St. Pancras Old Church, Wednesday 10th October
London is a city of strange boundaries. Instantly recognisable landmarks give way to nameless hinterlands. Swathes of green rub their backs against scars of rubble. The weird windswept cleanness of a poorer district gives way to the already-tired grime of a newly built transport hub with its rich, bored bustle. The area behind St. Pancras station is typical of these dichotomies. To the north is Camden: bicycles, craft beer, canal-view apartments. To the south-east, the station itself, where men in suits ride push-along scooters worth as much as my family car. And in between is Somers Town, a district that feels as if it has stopped to hold its breath, waiting for a change that is as unavoidable as it is slow-moving. It could be change in the form of gentrification, or it could be degradation. Perhaps neither would be welcome. It’s a place on the cusp, and that’s how it has been for a while.
But between Somers Town’s north-eastern boundary and the combed-out braid of railway tracks that carry the Eurostar trains into the international station is St. Pancras Old Church. It’s one of those little havens that London does so well. A quiet corner, full of its own quiet corners, its small but significant secrets.
It’s fitting, then, that this should be the venue Oly Ralfe has chosen to perform his recent album of piano music, Music From Another Sea. Because it too has its muted secrets. And it is an album that occupies cusps, edgelands: the border between classical music and pop, between our dream worlds and our waking life. Ralfe’s playing examines the fuzziness of those cusps, where one thing bleeds into another, creating patterns of delicate exploratory sound.
The venue is perfect, then. And so too is the way Ralfe has chosen to present his material.
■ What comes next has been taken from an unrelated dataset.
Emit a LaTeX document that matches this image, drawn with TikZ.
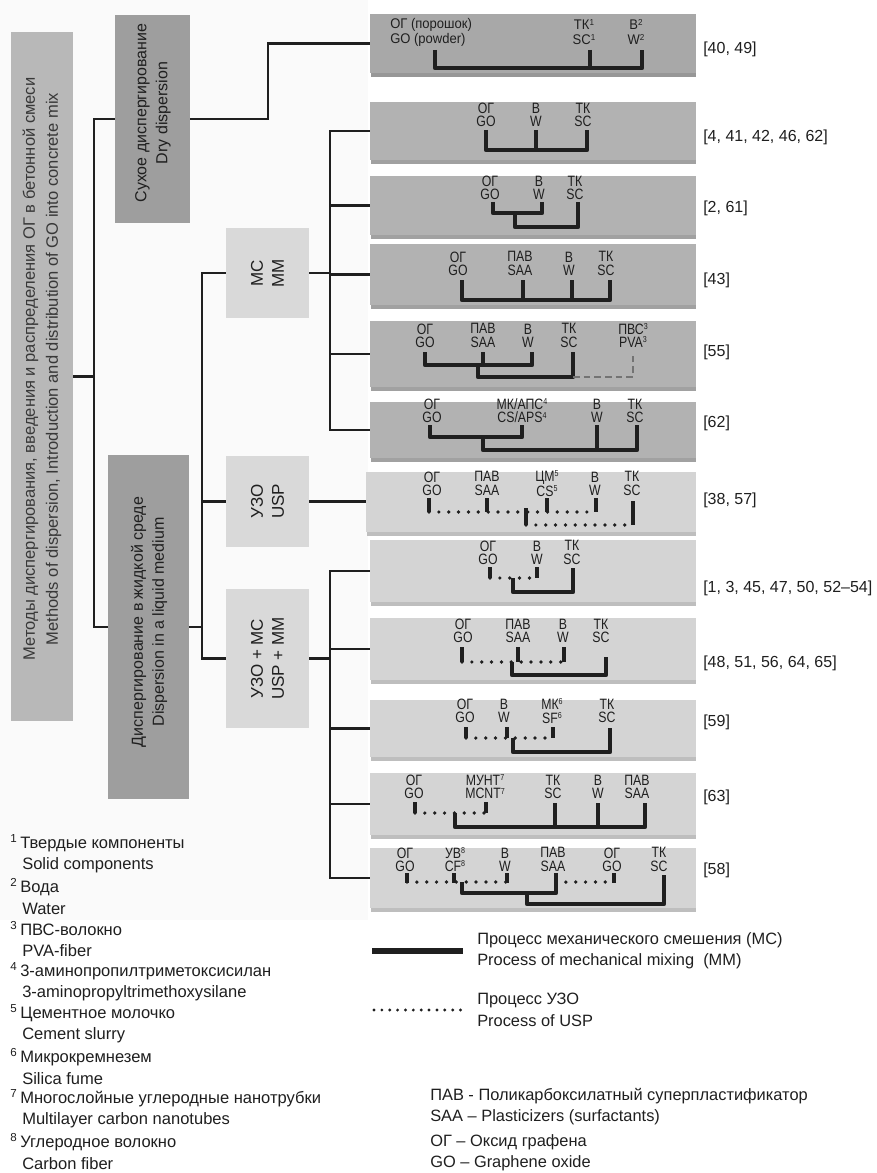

The recorded versions are piano vignettes augmented by sparse instrumentation, but for this performance Ralfe has employed an ensemble (brilliantly arranged and conducted by Luke Lewis). The swell of strings and woodwind fills the old building. Nebulous shimmers become heart-swelling bursts, the music takes on a new warmth and a different kind of energy. In effect the added substance acts as a kind of framing device for Ralfe’s playing, highlighting his gift for timing and for a simple but often indescribably beautiful melody.
Those melodies come thick and fast; each track is a considered distillation of subtly different emotions, and most come in at around the three minute mark. Although there are elements of classical music and pop, it’s really neither of those things: the structural looseness and striking individuality of each piece make them feel like dreamed musical artifacts, things captured in mid-flight. At their most orthodox and precise – A Forest In The City or the waltzes On My Train and Lantern Waltz – they sometimes resemble the film music of Yann Tiersen, but the more formally uninhibited pieces are more concerned with mood and feeling, and in this they are surely indebted to Erik Satie. There are moments of transcendence like the longer than average Glider, which utilises something like a post-rock song structure to create a discernible musical narrative, while shorter, sadder pieces like The Swallow Sleeps All Winter are harder to pin down, playing out like melancholic internal monologues.
The exemplary playing of the ensemble seamlessly blends in with Ralfe’s music, and with the way in which he dictates the mood of every piece. So too do the sounds of the building – the creak of wooden chairs, the clock in the tower, the shuffle and breath of a human audience. The piano by its nature is an instrument that fosters a good deal of extra-musical sound. The pedals knock; the musician’s clothing swashes against the instrument’s wooden body. Ralfe welcomes those minor physical interventions on record, and he welcomes them here. It all adds to the personal nature of the performance, the feeling that secrets are being revealed.
The time of year, of course, adds to the natural theatre of the evening. Even for a heathen like me there is a mysterious comfort in a darkened church in autumn. There is an inclusive, perhaps even conspiratorial appeal to gigs like this, a feeling that the outside world has been suspended for a couple of hours. It’s a good feeling. But it would be misleading to suggest that Ralfe’s music is not engaged with wider issues: indeed the very existence of highly idiosyncratic events like this is a quiet protest against the homogenisation of the music industry and an invitation for us to think more clearly and more creatively about how we consume art.
The evening’s support act, French singer and accordionist Garance Louis, shares this original, immersive and conversational attitude to live music. Her gutsy, high-energy Francophone songs are given an extra dose of intimacy by her surroundings. The results are approachable but highly accomplished. There is something about the physics of playing the accordion that I have always found impressive – it must be like simultaneously trying to touch-type two different novels while administering CPR to a medium-sized Labrador – and Louis does it with unabashed gusto. Her songs sound both tender and bawdy, a combination of chamber-pop and chanson. Her style seems light year’s away from Ralfe’s, but when she joins him and his ensemble onstage at the end of the night’s performance there is a squaring of the circle that is as satisfying as it is unexpected.